Juror’s Pick, Project Prize
“Jan Lieske’s work on displaced immigrants trapped in a cycle of indentured servitude on the Italian Mediterranean coast is a visually striking series on the subject of desperation. There is a palpable sense of anxiety and disorientation in the series, which is most notable in images of cluttered, makeshift bedrooms. An intangible feeling of loneliness lingers in all of the images and in the faces of those trapped in a cycle of seeming hopelessness. There is the sense that these people are not only neglected but forgotten, relegated to a place in life that is metaphorically symbolized in the photograph of the functional but broken stove.”
Dead End Rosarno
“We are suffering here.”
Rosarno is a small town in the province of Reggio Calabria on the Italian Mediterranean coast, well known for the production of citrus fruits, olive oil, and wines.

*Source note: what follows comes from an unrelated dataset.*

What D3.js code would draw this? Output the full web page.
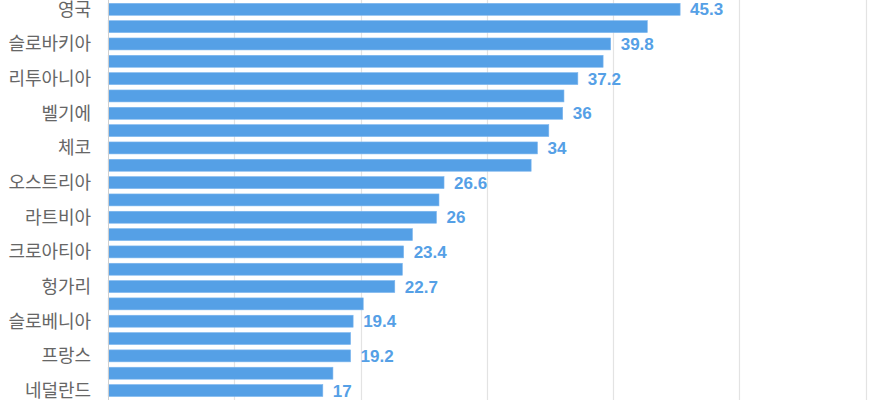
<!DOCTYPE html>
<html>
<head>
<meta charset="utf-8">
<script src="https://cdn.jsdelivr.net/npm/d3@7"></script>
<style>
  html, body { margin: 0; padding: 0; background: #fff; }
  svg { display: block; }
</style>
</head>
<body>
<svg id="chart" width="880" height="400"></svg>
<script>
// Category tick labels (every other one is hidden in the reference, shown as "")
const categoryLabels = [
  "영국", "", "슬로바키아", "", "리투아니아", "", "벨기에", "", "체코", "", "오스트리아", "",
  "라트비아", "", "크로아티아", "", "헝가리", "", "슬로베니아", "", "프랑스", "", "네덜란드"
];
const values = [
  45.3, 42.7, 39.8, 39.2, 37.2, 36.1, 36, 34.9, 34, 33.5, 26.6, 26.2,
  26, 24.1, 23.4, 23.3, 22.7, 20.2, 19.4, 19.2, 19.2, 17.8, 17
];
// Value labels shown only on the labeled bars
const showValue = categoryLabels.map(l => l !== "");
const xTicks = [0, 10, 20, 30, 40, 50, 60];

const W = 880, H = 400;
const left = 108.2, right = 865.7;
const svg = d3.select("#chart");

const idx = d3.range(values.length);
const x = d3.scaleLinear().domain([0, 60]).range([left, right]);
const y = d3.scaleBand().domain(idx).range([0.64, 399.2])
  .paddingInner(0.31).paddingOuter(0.155);

// grid lines
svg.append("g").selectAll("line").data(xTicks.filter(t => t > 0)).join("line")
  .attr("x1", d => Math.round(x(d)) + 0.5).attr("x2", d => Math.round(x(d)) + 0.5)
  .attr("y1", 0).attr("y2", H)
  .attr("stroke", "#e3e3e3").attr("stroke-width", 1.2);

// bars
svg.append("g").selectAll("rect").data(idx).join("rect")
  .attr("x", x(0))
  .attr("y", i => y(i))
  .attr("width", i => x(values[i]) - x(0))
  .attr("height", y.bandwidth())
  .attr("fill", "#55a0e6")
  .attr("stroke", "#7cb6ee").attr("stroke-width", 0.6);

// axis line
svg.append("line")
  .attr("x1", Math.round(left) + 0.5).attr("x2", Math.round(left) + 0.5)
  .attr("y1", 0).attr("y2", H)
  .attr("stroke", "#cfcfcf").attr("stroke-width", 1);

// category labels
svg.append("g").selectAll("text").data(idx.filter(i => categoryLabels[i] !== "")).join("text")
  .attr("x", left - 17)
  .attr("y", i => y(i) + y.bandwidth() / 2)
  .attr("dy", "0.35em")
  .attr("text-anchor", "end")
  .attr("font-family", "'Noto Sans CJK KR', 'Noto Sans', sans-serif")
  .attr("font-size", 18)
  .attr("fill", "#666")
  .text(i => categoryLabels[i]);

// value labels
svg.append("g").selectAll("text").data(idx.filter(i => showValue[i])).join("text")
  .attr("x", i => x(values[i]) + 10)
  .attr("y", i => y(i) + y.bandwidth() / 2)
  .attr("dy", "0.36em")
  .attr("font-family", "'Liberation Sans', Arial, sans-serif")
  .attr("font-weight", "bold")
  .attr("font-size", 17)
  .attr("fill", "#55a0e6")
  .text(i => String(values[i]));
</script>
</body>
</html>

On January 7, 2010, Rosarno also gained notoriety for racially motivated riots against African migrant workers when over a thousand of them were evacuated, almost over night, to other areas of the country. If refugees are granted asylum, they are left to fend for themselves, without any public support. Many of the recently evacuated refugees from Rosarno did not have any choice but to come back and once again seek employment, from the same people, ironically, who had chased them out some weeks earlier.

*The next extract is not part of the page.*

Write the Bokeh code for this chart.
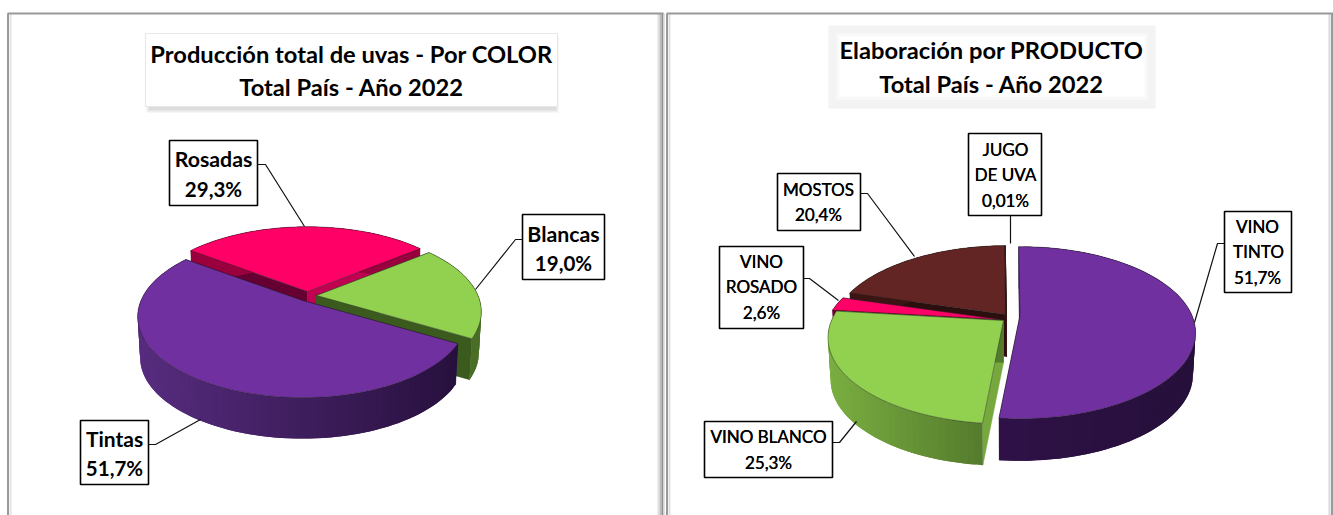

The living conditions are unspeakable. At the periphery, these workers endure abject poverty—no electricity, no drinking water, no medical care. Entirely on their own, they try to survive in an environment that has absolutely nothing in common with the European Dream but only strongly reminds them of situations from which they fled. Every morning at seven o’clock, they stand at the arterial roads for hours, desperately waiting and hoping for an offer of work—a one-day job on the plantations that pays no more than 25 euros. Whether or when they will get paid depends on the vagaries of the planters. The dream of a better, prosperous life disappeared long ago; Rosarno’s migrant workers are facing a dead-end Europe where they are neither able to go forward nor willing to turn back.